Between Medieval Men: Male Friendship and Desire in Early Medieval English Literature

A thoughtful examination of how homosexuality is portrayed historically rings true with Robert Mills

July 16, 2009

When Robert Zemeckis' film adaptation of the Old English epic poem Beowulf hit the screens in 2007, some reviewers noted a distinct homoerotic undercurrent. There are the tender bonds that transpire among Beowulf and his muscly mates, of course; but queer readings were also fuelled by the camera's repeated ogling of the hero's computer-generated washboard physique. Against the backdrop of all that sizzling eroticism, when Beowulf fetches up at the hall of Hrothgar to battle the monster Grendel, Hrothgar's queen's announcement that "there have been many a brave soldier come to taste my husband's mead" contains its own potential for innuendo when viewed from a certain angle.
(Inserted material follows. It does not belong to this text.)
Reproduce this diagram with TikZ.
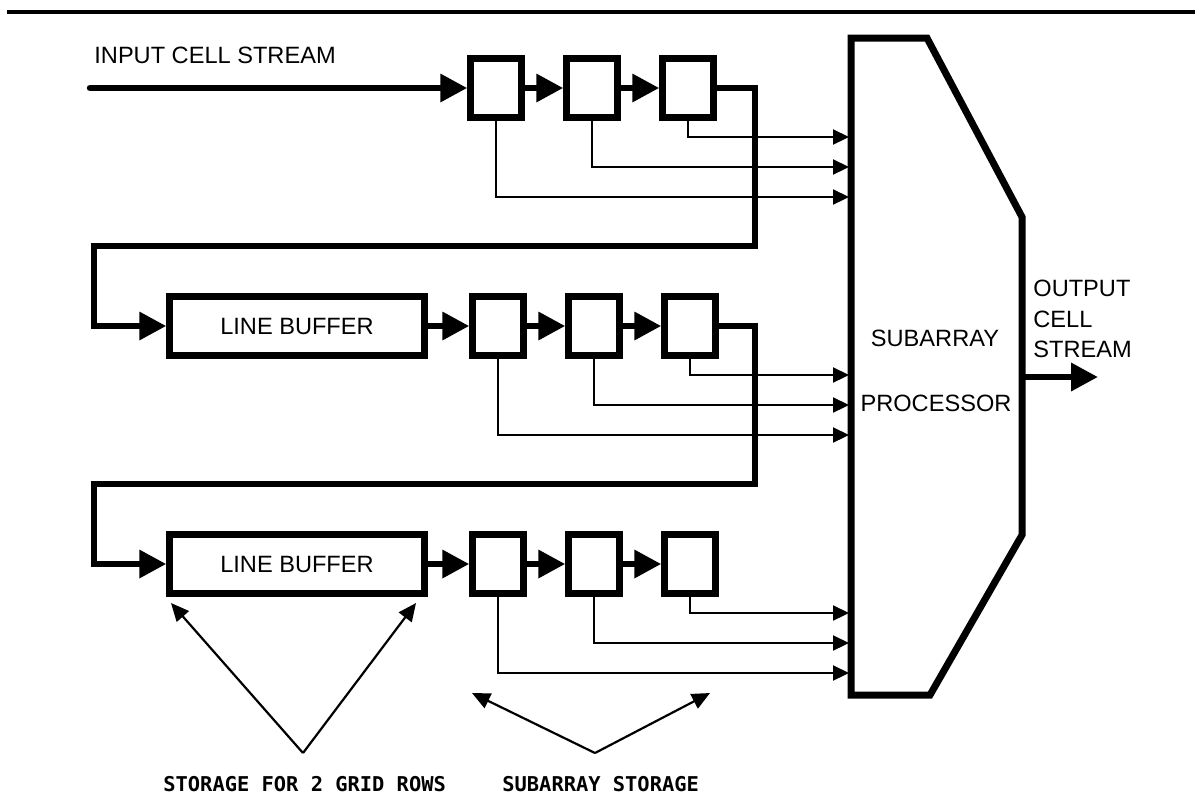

The question is whether the audience of the original poem would have filtered relations between men through such a sexualised lens. What were the attitudes of those living in England in the period before the Norman Conquest to expressions of love, desire, friendship and eroticism in all-male settings?

David Clark's smart, elegant and ambitious survey aims to set the record straight on Anglo-Saxon attitudes to male same-sex desire, not by straightening out the desires of the males in question (for instance, by desexualising them or showing how they actually conform to "heterosexual" social norms), but rather by demonstrating how early medieval discussions of relations between men were irreducibly more complex than visions of a "homoerotic" Beowulf may suggest.

Taking up the poem itself, indeed, Clark convincingly shows how an emotive passage in which Hrothgar expresses "secret longing" for Beowulf, prior to the hero's homeward journey after defeating Grendel, probably concerns Hrothgar's covert desire that Beowulf remain behind as his heir rather than his lover. For sure, homosocial bonds are invested with value in the poem; but in the last analysis this so-called "heroic society" is treated more ambivalently, reliant as it is on loners like Beowulf himself.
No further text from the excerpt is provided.